Wednesday's report claimed Apple's next iPhone will be smaller and lighter with an 8-megapixel camera. The iPhone maker reportedly hopes to build 25 million units of the device by the end of 2011, though sources said the new model is "complicated and difficult to assemble" and could face production constraints.
However, investors are said to be expecting a "bigger boost" to the company's iPhone business next year. "People briefed on Apple's plans said the company is planning a major iPhone revamp then, with one person saying the company has been experimenting with features such as a new way of charging the phone," the report said.
The source was unable to provide further details on any new charging technology Apple is working on. Patent filings for a range of alternative charging methods could provide some indication of Apple's plans, though the vast majority of Apple's patent applications never see the light of day. In particular, the company has looked into induction charging of iOS devices through "non-contact based platforms." An Apple patent filing published last year described an iPad dock with inductive coils.
It has also been suggested that Apple will transition its iOS devices to connecting over the Thunderbolt port, rather than USB. The Apple and Intel co-developed standard provides power and 10Gbps of data and display. A job posting from the Cupertino, Calif., company discovered in April listed ARM processor experience as a requirement for a "Thunderbolt Software Quality Engineer" position, a possible sign that future versions of the iPhone or iPad could incorporate the technology.

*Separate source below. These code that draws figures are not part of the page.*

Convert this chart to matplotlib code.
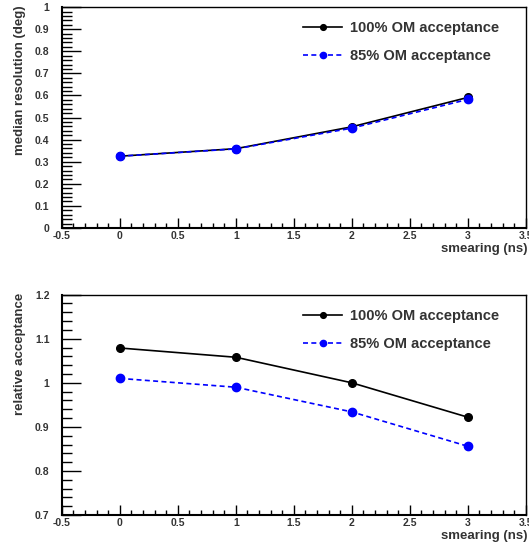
import matplotlib
matplotlib.use('Agg')
import matplotlib.pyplot as plt
from matplotlib.ticker import MultipleLocator, FormatStrFormatter

plt.rcParams['font.family'] = ['Liberation Sans', 'DejaVu Sans']
plt.rcParams['font.weight'] = 'bold'
plt.rcParams['axes.unicode_minus'] = False

smearing = [0, 1, 2, 3]
res_100 = [0.325, 0.359, 0.458, 0.591]
res_85 = [0.325, 0.358, 0.452, 0.582]
acc_100 = [1.079, 1.058, 1.000, 0.922]
acc_85 = [1.010, 0.990, 0.934, 0.856]
labels = ['100% OM acceptance', '85% OM acceptance']

fig = plt.figure(figsize=(5.29, 5.45), dpi=100)
ax1 = fig.add_axes([0.117, 0.5817, 0.877, 0.4053])
ax2 = fig.add_axes([0.117, 0.055, 0.877, 0.4043])


def style(ax, ylo, yhi, ylabel):
    ax.set_xlim(-0.5, 3.5)
    ax.set_ylim(ylo, yhi)
    ax.xaxis.set_major_locator(MultipleLocator(0.5))
    ax.xaxis.set_minor_locator(MultipleLocator(0.1))
    ax.yaxis.set_major_locator(MultipleLocator(0.1))
    ax.yaxis.set_minor_locator(MultipleLocator(0.02))
    ax.xaxis.set_major_formatter(FormatStrFormatter('%g'))
    ax.yaxis.set_major_formatter(FormatStrFormatter('%g'))
    ax.tick_params(axis='y', which='major', direction='in', length=14, width=1,
                   labelsize=7.5, pad=9, right=False)
    ax.tick_params(axis='y', which='minor', direction='in', length=7, width=1, right=False)
    ax.tick_params(axis='x', which='major', direction='in', length=7, width=1,
                   labelsize=7.5, pad=2, top=False)
    ax.tick_params(axis='x', which='minor', direction='in', length=3.5, width=1, top=False)
    for lab in ax.get_xticklabels() + ax.get_yticklabels():
        lab.set_fontweight('bold')
        lab.set_color('#333333')
    for s in ax.spines.values():
        s.set_linewidth(1)
    ax.spines['left'].set_linewidth(1.5)
    ax.spines['bottom'].set_linewidth(1.5)
    ax.set_ylabel(ylabel, fontsize=9.5, fontweight='bold', color='#333333')
    ax.yaxis.set_label_coords(-0.078, 1.01)
    ax.yaxis.label.set_horizontalalignment('right')
    ax.set_xlabel('smearing (ns)', fontsize=9.5, fontweight='bold', color='#333333')
    ax.xaxis.set_label_coords(1.004, -0.07)
    ax.xaxis.label.set_horizontalalignment('right')


ax1.plot(smearing, res_100, 'k-', marker='o', ms=5.5, lw=1.2, label=labels[0])
ax1.plot(smearing, res_85, color='blue', ls=(0, (3, 2)), marker='o', ms=6, lw=1.2, label=labels[1])
style(ax1, 0, 1, 'median resolution (deg)')

ax2.plot(smearing, acc_100, 'k-', marker='o', ms=5.5, lw=1.2, label=labels[0])
ax2.plot(smearing, acc_85, color='blue', ls=(0, (3, 2)), marker='o', ms=6, lw=1.2, label=labels[1])
style(ax2, 0.7, 1.2, 'relative acceptance')

# legend anchors in figure pixels (top-left corner of first row)
for ax, ytop in ((ax1, 21), (ax2, 309)):
    leg = ax.legend(loc='upper left', bbox_to_anchor=(303 / 529, 1 - ytop / 545),
                    bbox_transform=fig.transFigure, frameon=False,
                    prop={'family': 'Liberation Sans', 'weight': 'bold', 'size': 10.5},
                    handlelength=2.7, labelspacing=0.95, handletextpad=0.55,
                    borderpad=0, borderaxespad=0, markerscale=0.75)
    for t in leg.get_texts():
        t.set_color('#333333')

fig.savefig('out.png', dpi=100)
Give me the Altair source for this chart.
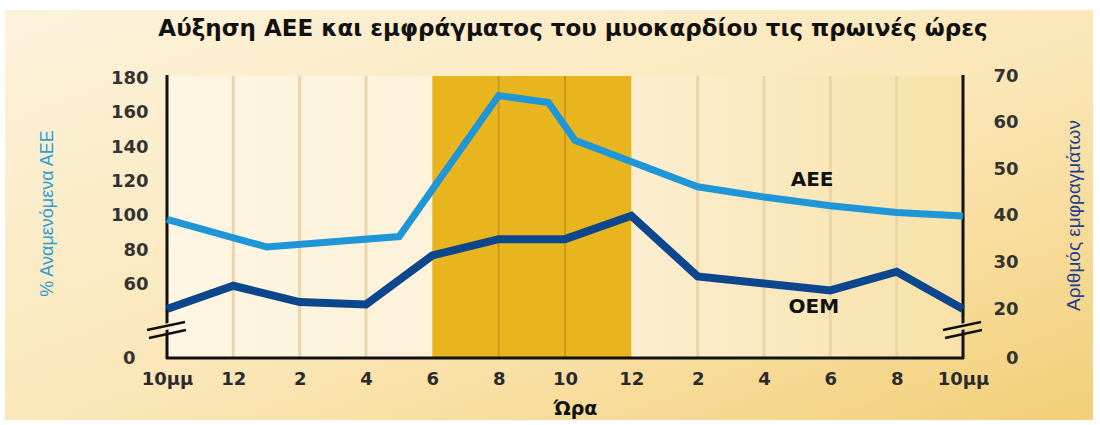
import json
import altair as alt
import pandas as pd

# Hours are counted from 22:00 (0) to 22:00 of the next day (24)
aee_hours = [0, 3, 7, 10, 11.5, 12.3, 16, 18, 20, 22, 24]
aee_values = [98, 82, 88, 170, 166, 144, 117, 111, 106, 102, 100]   # % of expected

oem_hours = [0, 2, 4, 6, 8, 10, 12, 14, 16, 20, 22, 24]
oem_values = [20, 25, 21.5, 21, 31.5, 35, 35, 40, 27, 24, 28, 20]   # number of infarctions

tick_hours = [0, 2, 4, 6, 8, 10, 12, 14, 16, 18, 20, 22, 24]
tick_labels = ["10μμ", "12", "2", "4", "6", "8", "10", "12", "2", "4", "6", "8", "10μμ"]

morning_band = [8, 14]          # 06:00 - 12:00
light_grid = [2, 4, 6, 16, 18, 20, 22]
band_grid = [10, 12]

aee_ticks = [60, 80, 100, 120, 140, 160, 180]
oem_ticks = [20, 30, 40, 50, 60, 70]
aee_floor, aee_top = 17.4, 181.4   # broken axis: bottom edge is labelled 0
oem_floor, oem_top = 9.5, 70

series_names = ["ΑΕΕ", "ΟΕΜ"]
series_label_hours = [19.45, 19.5]
series_label_values = [121, 20.4]

title_text = "Αύξηση ΑΕΕ και εμφράγματος του μυοκαρδίου τις πρωινές ώρες"

W, H = 796, 282
PAD = {"left": 167, "top": 76, "right": 137, "bottom": 67}

LIGHT_BLUE = "#1e96d7"
DARK_BLUE = "#0c468c"
INK = "#111111"
LABEL_FONT = "DejaVu Sans"
NARROW = "Liberation Sans Narrow, Liberation Sans"

one = pd.DataFrame({"k": [0]})

xscale = alt.Scale(domain=[0, 24], nice=False, zero=False)
label_lookup = json.dumps(tick_labels, ensure_ascii=False)
xaxis = alt.Axis(
    values=tick_hours,
    labelExpr=f"{label_lookup}[round(datum.value / 2)]",
    domain=False, ticks=False, grid=False, labelFlush=False,
    labelFont=LABEL_FONT, labelFontWeight="bold", labelFontSize=18, labelColor="#2b2b2b",
    labelPadding=12,
    title="Ώρα", titleFont=LABEL_FONT, titleFontWeight="bold", titleFontSize=19, titleColor=INK,
    titleX=408, titleY=50, titleAlign="center", titleBaseline="middle",
    zindex=1,
)


def xenc(field):
    return alt.X(f"{field}:Q", scale=xscale, axis=xaxis)


# page background with a warm gradient
background = alt.Chart(one).mark_rect(
    color=alt.LinearGradient(
        gradient="linear", x1=0, y1=0, x2=1, y2=1,
        stops=[alt.GradientStop(offset=0, color="#fdf3dc"),
               alt.GradientStop(offset=0.55, color="#fbe6b6"),
               alt.GradientStop(offset=1, color="#f2cf78")],
    )
).encode(x=alt.value(-162), x2=alt.value(926), y=alt.value(-66), y2=alt.value(344))

# heading drawn inside the chart's padding
heading = alt.Chart(pd.DataFrame({"t": [title_text]})).mark_text(
    font=LABEL_FONT, fontWeight="bold", fontSize=23, color=INK,
    align="center", baseline="middle",
).encode(x=alt.value(406), y=alt.value(-47), text="t:N")

plot_fill = alt.Chart(one).mark_rect(
    color=alt.LinearGradient(
        gradient="linear", x1=0, y1=0, x2=1, y2=0,
        stops=[alt.GradientStop(offset=0, color="#fef6e4"),
               alt.GradientStop(offset=0.55, color="#fcf0d4"),
               alt.GradientStop(offset=1, color="#f8e2a8")],
    )
).encode(x=alt.value(0), x2=alt.value(W), y=alt.value(0), y2=alt.value(H))

band_df = pd.DataFrame({"start": [morning_band[0]], "end": [morning_band[1]]})
band = alt.Chart(band_df).mark_rect(color="#e9b51f").encode(
    x=xenc("start"), x2="end", y=alt.value(0), y2=alt.value(H)
)

grid_l = alt.Chart(pd.DataFrame({"h": light_grid})).mark_rule(
    color="#ead6a6", strokeWidth=3
).encode(x=xenc("h"), y=alt.value(0), y2=alt.value(H))

grid_d = alt.Chart(pd.DataFrame({"h": band_grid})).mark_rule(
    color="#c99a22", strokeWidth=2
).encode(x=xenc("h"), y=alt.value(0), y2=alt.value(H))

# axis frame: left, bottom and right lines
frame = alt.layer(
    alt.Chart(one).mark_rule(color=INK, strokeWidth=3).encode(
        x=alt.value(0), y=alt.value(-1), y2=alt.value(H + 1)),
    alt.Chart(one).mark_rule(color=INK, strokeWidth=3).encode(
        x=alt.value(W), y=alt.value(-1), y2=alt.value(H + 1)),
    alt.Chart(one).mark_rule(color=INK, strokeWidth=3).encode(
        x=alt.value(-1), x2=alt.value(W + 1), y=alt.value(H)),
)

# left scale: expected AEE (%)
aee_y = alt.Y(
    "v:Q",
    scale=alt.Scale(domain=[aee_floor, aee_top], nice=False, zero=False),
    axis=alt.Axis(
        orient="left", values=[aee_floor] + aee_ticks,
        labelExpr="datum.value < 30 ? '0' : datum.label",
        domain=False, ticks=False, grid=False,
        labelFont=LABEL_FONT, labelFontWeight="bold", labelFontSize=18, labelColor="#333333",
        labelPadding={"condition": {"test": "datum.value < 30", "value": 32}, "value": 19},
        title="% Αναμενόμενα ΑΕΕ", titleFont=NARROW, titleFontWeight="normal",
        titleFontSize=18, titleColor="#2b9fd8",
        titleX=-120, titleY=137, titleAngle=270, titleAlign="center", titleBaseline="middle",
        zindex=1,
    ),
)

# right scale: number of infarctions
oem_y = alt.Y(
    "v:Q",
    scale=alt.Scale(domain=[oem_floor, oem_top], nice=False, zero=False),
    axis=alt.Axis(
        orient="right", values=[oem_floor] + oem_ticks,
        labelExpr="datum.value < 15 ? '0' : datum.label",
        domain=False, ticks=False, grid=False,
        labelFont=LABEL_FONT, labelFontWeight="bold", labelFontSize=18, labelColor="#333333",
        labelAlign="right", labelPadding=55,
        title="Αριθμός εμφραγμάτων", titleFont=NARROW, titleFontWeight="normal",
        titleFontSize=19, titleColor="#1f3f8f",
        titleX=110, titleY=139, titleAngle=270, titleAlign="center", titleBaseline="middle",
        zindex=1,
    ),
)

aee_df = pd.DataFrame({"h": aee_hours, "v": aee_values})
oem_df = pd.DataFrame({"h": oem_hours, "v": oem_values})
lab_df = pd.DataFrame({"h": series_label_hours, "v": series_label_values, "t": series_names})

aee_line = alt.Chart(aee_df).mark_line(color=LIGHT_BLUE, strokeWidth=7, strokeJoin="miter").encode(
    x=xenc("h"), y=aee_y)
aee_text = alt.Chart(lab_df.iloc[[0]]).mark_text(
    font=LABEL_FONT, fontWeight="bold", fontSize=20, color=INK).encode(
    x=xenc("h"), y=aee_y, text="t:N")

oem_line = alt.Chart(oem_df).mark_line(color=DARK_BLUE, strokeWidth=8, strokeJoin="miter").encode(
    x=xenc("h"), y=oem_y)
oem_text = alt.Chart(lab_df.iloc[[1]]).mark_text(
    font=LABEL_FONT, fontWeight="bold", fontSize=20, color=INK).encode(
    x=xenc("h"), y=oem_y, text="t:N")

left_group = alt.layer(aee_line, aee_text)
right_group = alt.layer(oem_line, oem_text)


# axis-break marks: a gap in the axis line and two slanted strokes
def break_marks(x0, gap_color):
    gap = alt.Chart(one).mark_rule(color=gap_color, strokeWidth=6).encode(
        x=alt.value(x0 - 6), x2=alt.value(x0 + 6), y=alt.value(252), y2=alt.value(249))
    s1 = alt.Chart(one).mark_rule(color=INK, strokeWidth=2.5).encode(
        x=alt.value(x0 - 20), x2=alt.value(x0 + 18), y=alt.value(254), y2=alt.value(246))
    s2 = alt.Chart(one).mark_rule(color=INK, strokeWidth=2.5).encode(
        x=alt.value(x0 - 18), x2=alt.value(x0 + 19), y=alt.value(262), y2=alt.value(254))
    return alt.layer(gap, s1, s2)


chart = alt.layer(
    background, heading, plot_fill, band, grid_l, grid_d, frame,
    left_group, right_group,
    break_marks(0, "#fcf1d8"), break_marks(W, "#f7e2a6"),
).resolve_scale(y="independent").properties(
    width=W, height=H,
    padding=PAD,
    autosize=alt.AutoSizeParams(type="none"),
    background="#ffffff",
).configure_view(stroke=None)

chart.save("out.html", embed_options={"renderer": "svg", "actions": False})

The Journal's sources also contributed to a much-talked-about rumor that Apple is working on a "less-expensive phone," adding that the device could have new features such as an edge-to-edge screen. Speculation of a cheaper iPhone was reignited last week when Deutsche Bank analyst Chris Whitmore suggested that Apple will release a $349 contract-free iPhone later this year. However, analysts and media outlets disagree on whether a cheaper iPhone is indeed coming in the near future.